Exercise task —
Give back, word for word, only the lines from the opening of the records through the one with "Range1d((0 - 1023)". Pictures stay out.

Listed records —
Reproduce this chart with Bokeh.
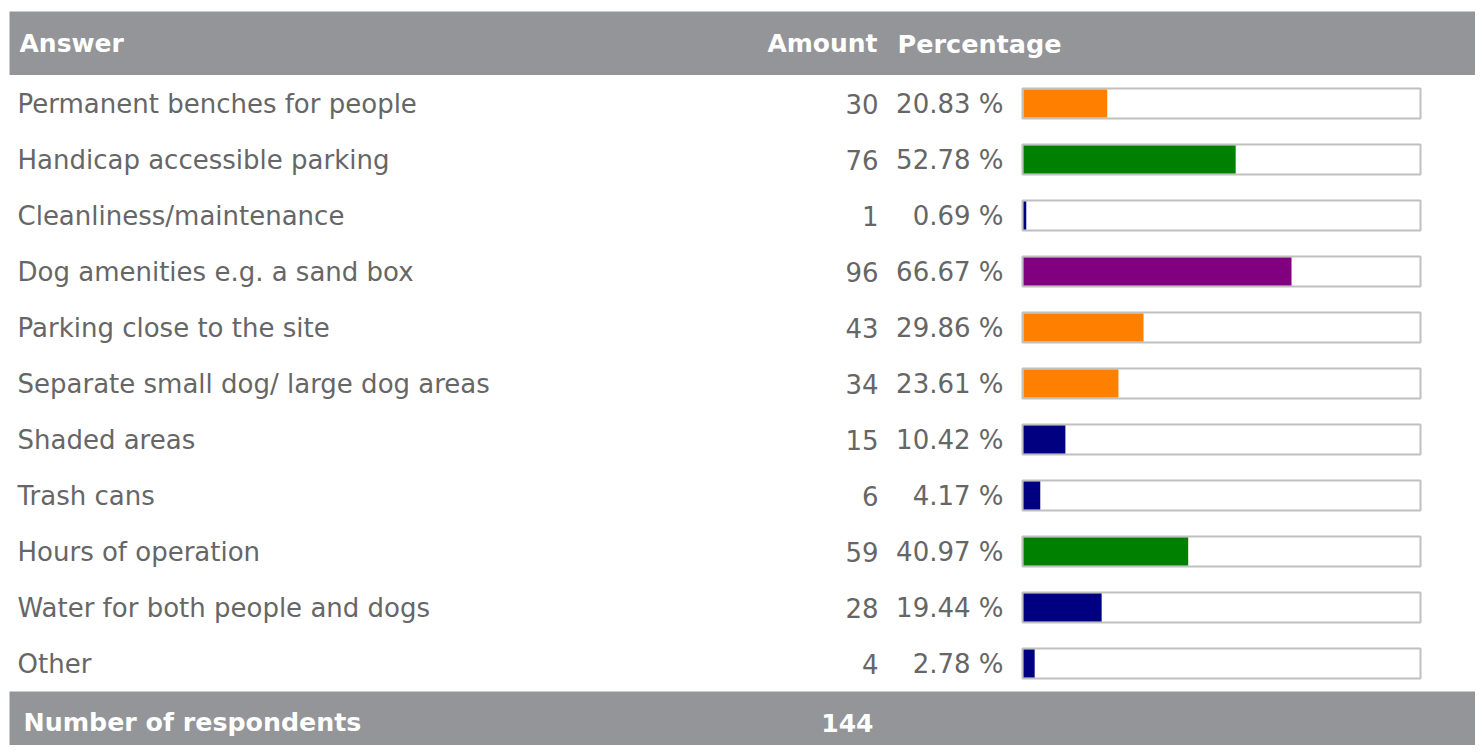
from bokeh.plotting import figure
from bokeh.models import ColumnDataSource, Range1d
from bokeh.core.properties import value
from bokeh.embed import file_html
from bokeh.resources import INLINE

answers = [
    "Permanent benches for people",
    "Handicap accessible parking",
    "Cleanliness/maintenance",
    "Dog amenities e.g. a sand box",
    "Parking close to the site",
    "Separate small dog/ large dog areas",
    "Shaded areas",
    "Trash cans",
    "Hours of operation",
    "Water for both people and dogs",
    "Other",
]
amounts = [30, 76, 1, 96, 43, 34, 15, 6, 59, 28, 4]
percentages = [20.83, 52.78, 0.69, 66.67, 29.86, 23.61, 10.42, 4.17, 40.97, 19.44, 2.78]
bar_colors = ["#ff8000", "#008000", "#000080", "#800080", "#ff8000", "#ff8000",
              "#000080", "#000080", "#008000", "#000080", "#000080"]
respondents = 144
headers = ["Answer", "Amount", "Percentage"]
footer_label = "Number of respondents"

FONT = value("DejaVu Sans")
GRAY = "#939598"
TXT = "#666666"

rows = list(range(len(answers)))
src = ColumnDataSource(dict(
    row=rows,
    answer=answers,
    amount=[str(a) for a in amounts],
    pct=percentages,
    pct_text=[f"{v:.2f} %" for v in percentages],
    color=bar_colors,
    zero=[0] * len(rows),
))

W, H = 1475, 745
p = figure(width=W, height=H, output_backend="svg", toolbar_location=None,
           x_range=Range1d(0, W), y_range=Range1d(H, 0),
           x_axis_location=None, y_axis_location=None, min_border=0)
p.outline_line_color = None
p.grid.visible = False
p.background_fill_color = "white"
p.border_fill_color = "white"

# row coordinate: row i centred at pixel 103 + 56 i
p.extra_y_ranges = {"row": Range1d((H - 103) / 56.0, (0 - 103) / 56.0)}
# percent coordinate: 0 % at pixel 1023, 4.02 px per %
p.extra_x_ranges = {"pct": Range1d((0 - 1023) / 4.02, (W - 1023) / 4.02)}

# header and footer bands
p.quad(left=[9], right=[W + 10], top=[11], bottom=[74.5], fill_color=GRAY, line_color=None)
p.quad(left=[9], right=[W + 10], top=[691], bottom=[H + 10], fill_color=GRAY, line_color=None)

p.text(x=[19], y=[43], text=[headers[0]], text_font=FONT, text_font_size="25px",
       text_font_style="bold", text_color="white", text_baseline="middle", text_align="left")
p.text(x=[877], y=[43], text=[headers[1]], text_font=FONT, text_font_size="25px",
       text_font_style="bold", text_color="white", text_baseline="middle", text_align="right")
p.text(x=[897], y=[43], text=[headers[2]], text_font=FONT, text_font_size="25.5px",
       text_font_style="bold", text_color="white", text_baseline="middle", text_align="left")

p.text(x=[23], y=[722], text=[footer_label], text_font=FONT, text_font_size="25.3px",
       text_font_style="bold", text_color="white", text_baseline="middle", text_align="left")
p.text(x=[873], y=[722], text=[str(respondents)], text_font=FONT, text_font_size="25px",
       text_font_style="bold", text_color="white", text_baseline="middle", text_align="right")

# bar boxes
p.rect(x=1221, y="row", width=398, height=30 / 56.0, source=src,
       fill_color="white", line_color="#c0c0c0", line_width=2, y_range_name="row")
# bars
p.hbar(y="row", left="zero", right="pct", height=28 / 56.0, source=src,
       fill_color="color", line_color=None, x_range_name="pct", y_range_name="row")

# row texts
p.text(x=17, y="row", text="answer", source=src, text_font=FONT, text_font_size="26px",
       text_color=TXT, text_baseline="middle", text_align="left", y_range_name="row")
p.text(x=878, y="row", text="amount", source=src, text_font=FONT, text_font_size="26px",
       text_color=TXT, text_baseline="middle", text_align="right", y_range_name="row")
p.text(x=1003, y="row", text="pct_text", source=src, text_font=FONT, text_font_size="26px",
       text_color=TXT, text_baseline="middle", text_align="right", y_range_name="row")

open("out.html", "w").write(file_html(p, INLINE))
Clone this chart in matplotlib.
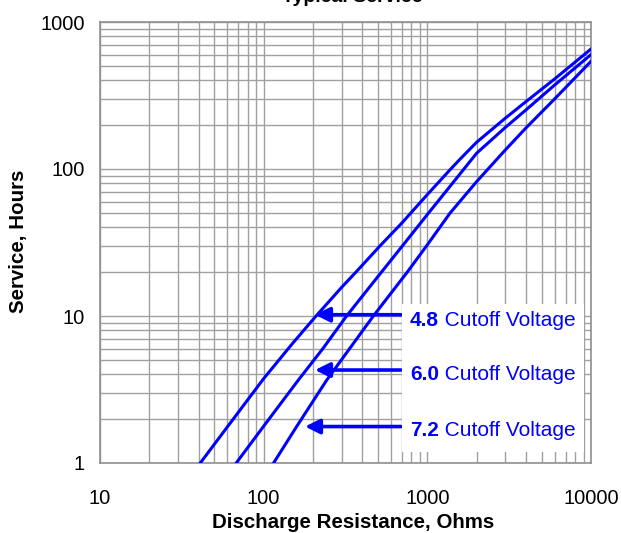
import matplotlib
matplotlib.use("Agg")
import matplotlib.pyplot as plt
from matplotlib.patches import Rectangle

plt.rcParams['font.family'] = ['Liberation Sans', 'DejaVu Sans']

# Data (Discharge resistance in ohms, service in hours)
r_48 = [41, 60, 100, 150, 209, 300, 368, 514, 700, 1000, 1390, 1600, 2000, 3000, 4000, 6000, 10000]
h_48 = [1, 1.76, 3.75, 6.5, 10, 15.7, 20, 30, 43, 67, 100, 118, 152, 222, 287, 410, 655]

r_60 = [68, 100, 163, 230, 321, 500, 741, 1000, 1476, 2000, 3000, 4000, 6000, 10000]
h_60 = [1, 1.78, 3.67, 6.0, 10, 18.6, 32.2, 49, 84, 128, 192, 252, 373, 600]

r_72 = [115, 159, 243, 468, 757, 1000, 1374, 2000, 3000, 4000, 6000, 10000]
h_72 = [1, 1.77, 3.67, 10, 20, 30.5, 50, 82, 135, 190, 300, 540]

labels_bold = ["4.8", "6.0", "7.2"]
label_rest = " Cutoff Voltage"
arrow_tips_r = [206, 206, 179]
arrow_tips_h = [10.2, 4.29, 1.77]
arrow_tail_r = 690

xticks = [10, 100, 1000, 10000]
yticks = [1, 10, 100, 1000]

BLUE = "#0000FF"
GRID = "#a0a0a0"

fig = plt.figure(figsize=(6.21, 5.33), dpi=100)
ax = fig.add_axes([100/621, 1-463/533, 491/621, 441/533])
ax.set_xscale("log")
ax.set_yscale("log")
ax.set_xlim(10, 10000)
ax.set_ylim(1, 1000)

ax.grid(True, which="both", color=GRID, linewidth=1.0)
ax.set_axisbelow(True)
for s in ax.spines.values():
    s.set_color("#909090")
    s.set_linewidth(1.2)

ax.set_xticks(xticks)
ax.set_xticklabels([str(v) for v in xticks])
ax.set_yticks(yticks)
ax.set_yticklabels([str(v) for v in yticks])
ax.tick_params(which="both", length=0)
ax.tick_params(axis="x", labelsize=14.5, pad=19)
ax.tick_params(axis="y", labelsize=14.5, pad=11)

for r, h in [(r_48, h_48), (r_60, h_60), (r_72, h_72)]:
    ax.plot(r, h, color=BLUE, linewidth=2.2, zorder=3, clip_on=True,
            solid_joinstyle="round")

for tr, th in zip(arrow_tips_r, arrow_tips_h):
    ax.annotate("", xy=(tr, th), xytext=(arrow_tail_r, th),
                arrowprops=dict(arrowstyle="-|>", color=BLUE, lw=2.6,
                                mutation_scale=22, shrinkA=0, shrinkB=0),
                zorder=4)

# white label box
box = Rectangle(((402-100)/491, (463-452)/441), (584-402)/491, (452-304)/441,
                transform=ax.transAxes, facecolor="white", edgecolor="none",
                zorder=5)
ax.add_patch(box)

ys = [(463-320)/441, (463-375)/441, (463-430)/441]
for lb, yy in zip(labels_bold, ys):
    t1 = ax.text((410-100)/491, yy, lb, transform=ax.transAxes, fontsize=15,
                 fontweight="bold", color=BLUE, ha="left", va="center", zorder=6)
    ax.annotate(label_rest, xy=(1, 0), xycoords=t1, fontsize=15, color=BLUE,
                ha="left", va="bottom", zorder=6)

ax.set_xlabel("Discharge Resistance, Ohms", fontsize=14.8, fontweight="bold")
ax.xaxis.label.set_va("baseline")
ax.xaxis.set_label_coords((353-100)/491, (463-528)/441)

ax.set_ylabel("Service, Hours", fontsize=14.8, fontweight="bold")
ax.yaxis.label.set_va("center")
ax.yaxis.set_label_coords((19-100)/491, (463-241)/441)

fig.text(352/621, 1-1.8/533, "Typical Service", fontsize=14, fontweight="bold",
         ha="center", va="baseline")

fig.savefig("out.png", dpi=100)
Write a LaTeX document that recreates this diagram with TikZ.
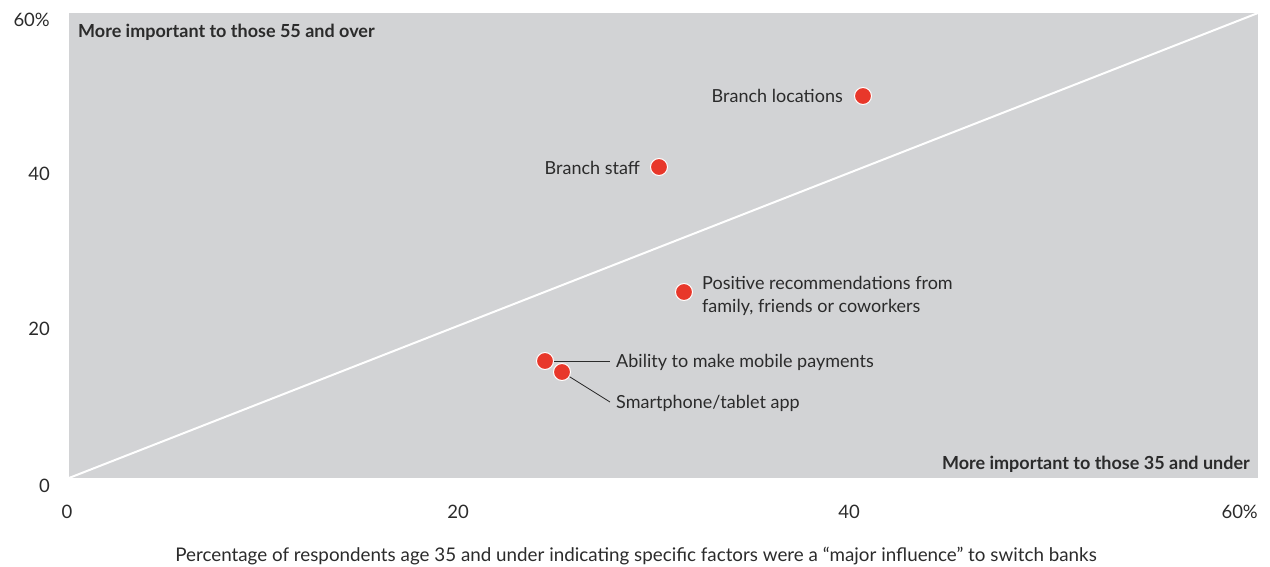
\documentclass[tikz,border=0pt]{standalone}
\usepackage{fontspec}
\setmainfont{Lato}
\definecolor{plotgrey}{HTML}{D2D3D5}
\definecolor{dotred}{HTML}{E8372A}
\definecolor{txt}{HTML}{2B2B2B}
\begin{document}
\begin{tikzpicture}[x=1pt,y=-1pt,
  lbl/.style={font=\fontsize{18}{23.5}\selectfont, text=txt, inner sep=0pt},
  axl/.style={font=\fontsize{18.5}{22}\selectfont, text=txt, inner sep=0pt},
  bold/.style={font=\fontsize{18}{21}\selectfont\bfseries, text=txt, inner sep=0pt},
  dot/.style={circle, fill=dotred, draw=white, line width=1pt, minimum size=17pt, inner sep=0pt},
  leader/.style={draw=txt, line width=0.8pt}]
\useasboundingbox (0,0) rectangle (1270,567);
\fill[plotgrey] (69,13) rectangle (1258,478);
\coordinate (o) at (69,478);
\coordinate (tr) at (1258,13);
\draw[white, line width=2pt] (o) -- (tr);
% corner texts
\node[bold, anchor=west] (q1) at (78,32) {More important to those 55 and over};
\node[bold, anchor=east] (q2) at (1250,464) {More important to those 35 and under};
% y labels
\node[axl, anchor=east] (y60) at (50,20) {60\%};
\node[axl, anchor=east] (y40) at (50,174) {40};
\node[axl, anchor=east] (y20) at (50,329) {20};
\node[axl, anchor=east] (y0) at (50,486) {0};
% x labels
\node[axl] (x0) at (67,512) {0};
\node[axl] (x20) at (458,512) {20};
\node[axl] (x40) at (849,512) {40};
\node[axl, anchor=east] (x60) at (1258,512) {60\%};
\node[axl, font=\fontsize{18.8}{22}\selectfont] (title) at (636,556) {Percentage of respondents age 35 and under indicating specific factors were a “major influence” to switch banks};
% dots and leaders
\node[dot] (d1) at (863,96) {};
\node[dot] (d2) at (659,167) {};
\node[dot] (d3) at (684,292) {};
\coordinate (l4) at (610,361);
\coordinate (l5) at (610,402);
\coordinate (c4) at (545,361);
\coordinate (c5) at (562,372);
\draw[leader] (c4) -- (l4);
\draw[leader] (c5) -- (l5);
\node[dot] (d4) at (c4) {};
\node[dot] (d5) at (c5) {};
% labels
\node[lbl, anchor=east] (t1) at (843,96) {Branch locations};
\node[lbl, anchor=east] (t2) at (640,168) {Branch staff};
\node[lbl, anchor=west, align=left] (t3) at (702,296) {Positive recommendations from\\family, friends or coworkers};
\node[lbl, anchor=west] (t4) at (616,362) {Ability to make mobile payments};
\node[lbl, anchor=west] (t5) at (616,403) {Smartphone/tablet app};
\end{tikzpicture}
\end{document}
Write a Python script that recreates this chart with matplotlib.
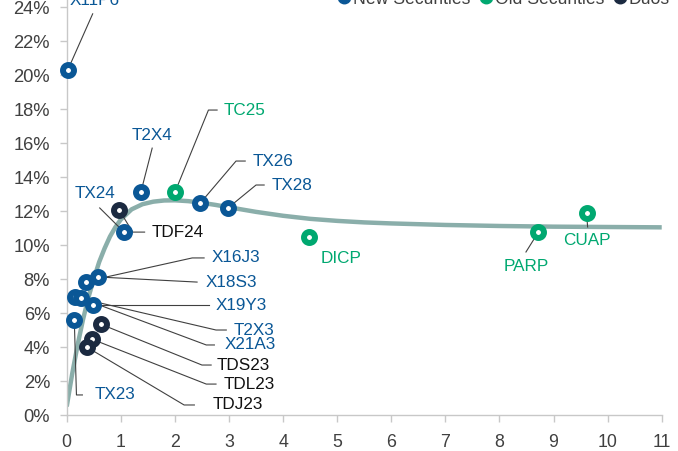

Answer in full —
Reproduce this chart with Bokeh.
from bokeh.plotting import figure
from bokeh.models import ColumnDataSource, Range1d
from bokeh.core.properties import value
from bokeh.embed import file_html
from bokeh.resources import INLINE

answers = [
    "Permanent benches for people",
    "Handicap accessible parking",
    "Cleanliness/maintenance",
    "Dog amenities e.g. a sand box",
    "Parking close to the site",
    "Separate small dog/ large dog areas",
    "Shaded areas",
    "Trash cans",
    "Hours of operation",
    "Water for both people and dogs",
    "Other",
]
amounts = [30, 76, 1, 96, 43, 34, 15, 6, 59, 28, 4]
percentages = [20.83, 52.78, 0.69, 66.67, 29.86, 23.61, 10.42, 4.17, 40.97, 19.44, 2.78]
bar_colors = ["#ff8000", "#008000", "#000080", "#800080", "#ff8000", "#ff8000",
              "#000080", "#000080", "#008000", "#000080", "#000080"]
respondents = 144
headers = ["Answer", "Amount", "Percentage"]
footer_label = "Number of respondents"

FONT = value("DejaVu Sans")
GRAY = "#939598"
TXT = "#666666"

rows = list(range(len(answers)))
src = ColumnDataSource(dict(
    row=rows,
    answer=answers,
    amount=[str(a) for a in amounts],
    pct=percentages,
    pct_text=[f"{v:.2f} %" for v in percentages],
    color=bar_colors,
    zero=[0] * len(rows),
))

W, H = 1475, 745
p = figure(width=W, height=H, output_backend="svg", toolbar_location=None,
           x_range=Range1d(0, W), y_range=Range1d(H, 0),
           x_axis_location=None, y_axis_location=None, min_border=0)
p.outline_line_color = None
p.grid.visible = False
p.background_fill_color = "white"
p.border_fill_color = "white"

# row coordinate: row i centred at pixel 103 + 56 i
p.extra_y_ranges = {"row": Range1d((H - 103) / 56.0, (0 - 103) / 56.0)}
# percent coordinate: 0 % at pixel 1023, 4.02 px per %
p.extra_x_ranges = {"pct": Range1d((0 - 1023) / 4.02, (W - 1023) / 4.02)}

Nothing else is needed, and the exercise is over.